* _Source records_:
[start]

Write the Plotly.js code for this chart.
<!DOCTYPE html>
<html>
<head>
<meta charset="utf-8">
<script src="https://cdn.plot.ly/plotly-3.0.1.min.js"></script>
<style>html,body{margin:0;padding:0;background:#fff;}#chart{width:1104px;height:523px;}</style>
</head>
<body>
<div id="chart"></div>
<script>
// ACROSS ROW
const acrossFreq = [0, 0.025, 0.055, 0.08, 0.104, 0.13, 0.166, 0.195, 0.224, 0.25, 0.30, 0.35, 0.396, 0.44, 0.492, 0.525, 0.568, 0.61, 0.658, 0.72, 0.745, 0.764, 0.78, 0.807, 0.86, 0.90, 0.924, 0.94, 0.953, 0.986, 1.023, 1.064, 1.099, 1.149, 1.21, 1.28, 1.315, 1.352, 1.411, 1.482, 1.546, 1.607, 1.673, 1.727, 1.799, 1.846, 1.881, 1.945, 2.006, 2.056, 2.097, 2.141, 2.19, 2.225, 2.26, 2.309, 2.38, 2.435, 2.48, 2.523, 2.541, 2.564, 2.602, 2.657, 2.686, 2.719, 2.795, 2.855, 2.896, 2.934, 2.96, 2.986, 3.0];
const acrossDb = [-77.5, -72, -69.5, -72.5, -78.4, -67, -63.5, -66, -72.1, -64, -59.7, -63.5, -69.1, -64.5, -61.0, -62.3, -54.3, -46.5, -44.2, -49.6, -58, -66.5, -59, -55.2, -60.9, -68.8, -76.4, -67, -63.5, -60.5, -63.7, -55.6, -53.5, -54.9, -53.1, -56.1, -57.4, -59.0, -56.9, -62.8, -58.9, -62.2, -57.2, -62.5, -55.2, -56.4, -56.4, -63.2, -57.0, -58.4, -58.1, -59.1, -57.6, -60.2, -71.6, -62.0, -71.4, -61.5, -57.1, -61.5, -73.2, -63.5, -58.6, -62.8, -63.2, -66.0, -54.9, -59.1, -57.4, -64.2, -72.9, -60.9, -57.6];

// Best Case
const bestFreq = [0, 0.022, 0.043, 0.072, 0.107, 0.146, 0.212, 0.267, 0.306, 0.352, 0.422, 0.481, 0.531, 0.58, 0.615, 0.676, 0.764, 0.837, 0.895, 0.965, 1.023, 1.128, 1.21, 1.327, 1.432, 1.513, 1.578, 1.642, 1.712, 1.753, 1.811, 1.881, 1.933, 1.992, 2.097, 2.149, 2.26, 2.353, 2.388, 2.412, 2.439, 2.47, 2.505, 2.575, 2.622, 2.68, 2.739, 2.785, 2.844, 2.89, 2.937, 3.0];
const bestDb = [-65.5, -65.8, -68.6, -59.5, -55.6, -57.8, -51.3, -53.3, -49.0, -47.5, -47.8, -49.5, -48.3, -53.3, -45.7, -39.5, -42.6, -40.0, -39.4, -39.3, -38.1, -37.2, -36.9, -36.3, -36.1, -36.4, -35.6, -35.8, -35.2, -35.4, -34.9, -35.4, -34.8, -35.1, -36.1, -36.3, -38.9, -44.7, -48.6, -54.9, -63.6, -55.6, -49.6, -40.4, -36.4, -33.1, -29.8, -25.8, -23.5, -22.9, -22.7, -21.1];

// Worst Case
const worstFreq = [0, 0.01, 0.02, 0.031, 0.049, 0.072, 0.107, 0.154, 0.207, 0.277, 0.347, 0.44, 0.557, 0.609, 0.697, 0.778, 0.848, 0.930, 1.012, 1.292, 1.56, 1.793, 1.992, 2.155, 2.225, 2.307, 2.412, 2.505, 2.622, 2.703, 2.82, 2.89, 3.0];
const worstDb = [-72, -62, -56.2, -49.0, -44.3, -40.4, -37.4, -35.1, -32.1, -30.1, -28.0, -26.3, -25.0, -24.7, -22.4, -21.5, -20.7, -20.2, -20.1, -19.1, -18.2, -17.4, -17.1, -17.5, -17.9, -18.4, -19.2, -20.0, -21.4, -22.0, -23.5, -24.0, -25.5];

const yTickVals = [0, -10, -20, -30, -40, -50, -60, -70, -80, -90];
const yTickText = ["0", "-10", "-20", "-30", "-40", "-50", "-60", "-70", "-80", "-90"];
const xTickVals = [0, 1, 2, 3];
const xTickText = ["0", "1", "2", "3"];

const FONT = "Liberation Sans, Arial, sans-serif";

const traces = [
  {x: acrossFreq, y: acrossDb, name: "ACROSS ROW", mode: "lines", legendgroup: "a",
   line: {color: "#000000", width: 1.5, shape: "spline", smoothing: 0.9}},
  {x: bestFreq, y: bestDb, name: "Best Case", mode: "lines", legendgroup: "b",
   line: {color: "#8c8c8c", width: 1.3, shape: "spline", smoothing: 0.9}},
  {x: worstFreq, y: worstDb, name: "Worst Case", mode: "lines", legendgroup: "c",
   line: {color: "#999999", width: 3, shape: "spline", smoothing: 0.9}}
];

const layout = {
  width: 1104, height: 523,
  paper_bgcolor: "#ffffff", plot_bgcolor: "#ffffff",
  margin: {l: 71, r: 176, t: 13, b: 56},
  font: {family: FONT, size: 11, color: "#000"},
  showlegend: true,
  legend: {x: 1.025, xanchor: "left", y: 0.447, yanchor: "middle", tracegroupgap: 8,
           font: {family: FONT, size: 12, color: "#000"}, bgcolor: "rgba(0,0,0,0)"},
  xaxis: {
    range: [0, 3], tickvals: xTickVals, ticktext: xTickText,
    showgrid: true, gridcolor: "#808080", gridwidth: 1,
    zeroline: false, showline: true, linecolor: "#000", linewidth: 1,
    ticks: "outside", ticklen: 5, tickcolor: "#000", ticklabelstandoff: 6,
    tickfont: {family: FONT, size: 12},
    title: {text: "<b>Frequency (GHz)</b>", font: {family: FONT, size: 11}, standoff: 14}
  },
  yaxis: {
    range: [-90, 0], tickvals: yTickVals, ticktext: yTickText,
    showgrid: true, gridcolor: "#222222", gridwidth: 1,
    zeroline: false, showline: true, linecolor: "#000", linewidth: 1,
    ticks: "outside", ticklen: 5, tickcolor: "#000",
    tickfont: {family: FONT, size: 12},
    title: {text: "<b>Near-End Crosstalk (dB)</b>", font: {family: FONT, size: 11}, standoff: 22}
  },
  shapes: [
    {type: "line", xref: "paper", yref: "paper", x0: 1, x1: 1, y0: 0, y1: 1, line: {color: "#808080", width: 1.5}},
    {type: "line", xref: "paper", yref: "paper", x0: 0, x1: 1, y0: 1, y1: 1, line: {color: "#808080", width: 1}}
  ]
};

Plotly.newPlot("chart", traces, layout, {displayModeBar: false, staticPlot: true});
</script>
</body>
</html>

[end]
[start]

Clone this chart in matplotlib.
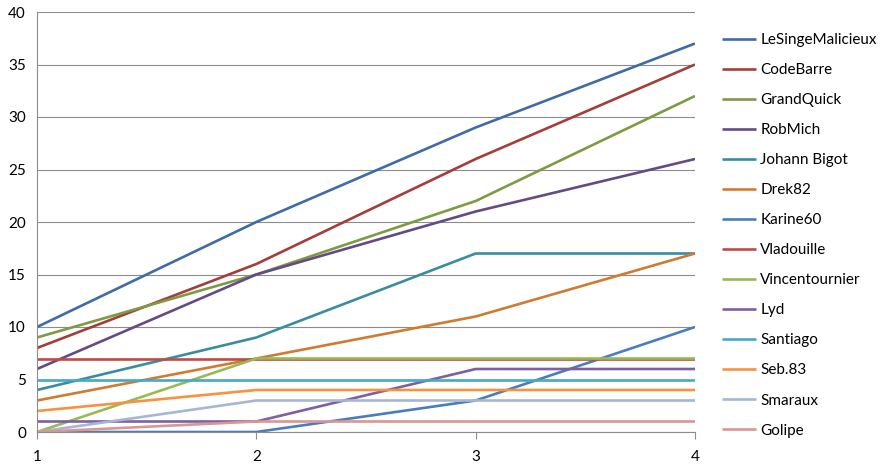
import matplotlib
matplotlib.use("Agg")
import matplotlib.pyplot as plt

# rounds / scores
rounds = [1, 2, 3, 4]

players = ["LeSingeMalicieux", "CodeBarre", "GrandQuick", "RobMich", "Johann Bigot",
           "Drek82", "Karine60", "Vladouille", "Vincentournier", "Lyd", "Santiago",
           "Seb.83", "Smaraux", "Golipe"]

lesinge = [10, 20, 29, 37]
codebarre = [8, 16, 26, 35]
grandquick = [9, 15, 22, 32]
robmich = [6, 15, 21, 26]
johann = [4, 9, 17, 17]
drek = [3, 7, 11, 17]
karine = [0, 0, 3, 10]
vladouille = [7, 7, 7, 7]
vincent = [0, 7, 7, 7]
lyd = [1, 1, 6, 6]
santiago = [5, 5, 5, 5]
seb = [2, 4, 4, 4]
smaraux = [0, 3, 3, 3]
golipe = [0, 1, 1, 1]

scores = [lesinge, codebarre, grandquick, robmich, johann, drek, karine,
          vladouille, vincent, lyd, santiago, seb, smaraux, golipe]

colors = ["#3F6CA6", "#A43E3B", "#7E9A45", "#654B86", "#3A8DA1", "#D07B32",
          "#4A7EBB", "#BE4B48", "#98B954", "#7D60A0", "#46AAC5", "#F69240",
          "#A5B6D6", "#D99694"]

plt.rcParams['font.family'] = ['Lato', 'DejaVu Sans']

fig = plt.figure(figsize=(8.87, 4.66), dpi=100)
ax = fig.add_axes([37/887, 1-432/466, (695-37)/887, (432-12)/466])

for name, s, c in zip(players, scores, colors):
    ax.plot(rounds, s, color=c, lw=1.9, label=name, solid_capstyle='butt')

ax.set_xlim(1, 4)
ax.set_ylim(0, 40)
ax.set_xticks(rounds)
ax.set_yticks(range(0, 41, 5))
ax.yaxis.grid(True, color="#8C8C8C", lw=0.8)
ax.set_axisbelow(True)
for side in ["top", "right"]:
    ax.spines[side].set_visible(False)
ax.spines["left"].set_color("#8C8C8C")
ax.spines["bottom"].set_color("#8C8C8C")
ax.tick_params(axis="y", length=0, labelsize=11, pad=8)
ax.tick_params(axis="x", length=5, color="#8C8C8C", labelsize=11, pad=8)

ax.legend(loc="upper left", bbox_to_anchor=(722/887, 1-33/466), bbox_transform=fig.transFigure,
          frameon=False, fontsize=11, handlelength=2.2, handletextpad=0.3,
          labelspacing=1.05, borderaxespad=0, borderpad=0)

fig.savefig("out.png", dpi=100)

[end]

* _Work required_:
Copy out the listing above from the line containing "Clone this chart in matplotlib." to the line containing "plt.rcParams['font.family'] = ['Lato', 'DejaVu", both included, exactly as written and minus the images.

* _Response to this exercise_:
Clone this chart in matplotlib.
import matplotlib
matplotlib.use("Agg")
import matplotlib.pyplot as plt

# rounds / scores
rounds = [1, 2, 3, 4]

players = ["LeSingeMalicieux", "CodeBarre", "GrandQuick", "RobMich", "Johann Bigot",
           "Drek82", "Karine60", "Vladouille", "Vincentournier", "Lyd", "Santiago",
           "Seb.83", "Smaraux", "Golipe"]

lesinge = [10, 20, 29, 37]
codebarre = [8, 16, 26, 35]
grandquick = [9, 15, 22, 32]
robmich = [6, 15, 21, 26]
johann = [4, 9, 17, 17]
drek = [3, 7, 11, 17]
karine = [0, 0, 3, 10]
vladouille = [7, 7, 7, 7]
vincent = [0, 7, 7, 7]
lyd = [1, 1, 6, 6]
santiago = [5, 5, 5, 5]
seb = [2, 4, 4, 4]
smaraux = [0, 3, 3, 3]
golipe = [0, 1, 1, 1]

scores = [lesinge, codebarre, grandquick, robmich, johann, drek, karine,
          vladouille, vincent, lyd, santiago, seb, smaraux, golipe]

colors = ["#3F6CA6", "#A43E3B", "#7E9A45", "#654B86", "#3A8DA1", "#D07B32",
          "#4A7EBB", "#BE4B48", "#98B954", "#7D60A0", "#46AAC5", "#F69240",
          "#A5B6D6", "#D99694"]

plt.rcParams['font.family'] = ['Lato', 'DejaVu Sans']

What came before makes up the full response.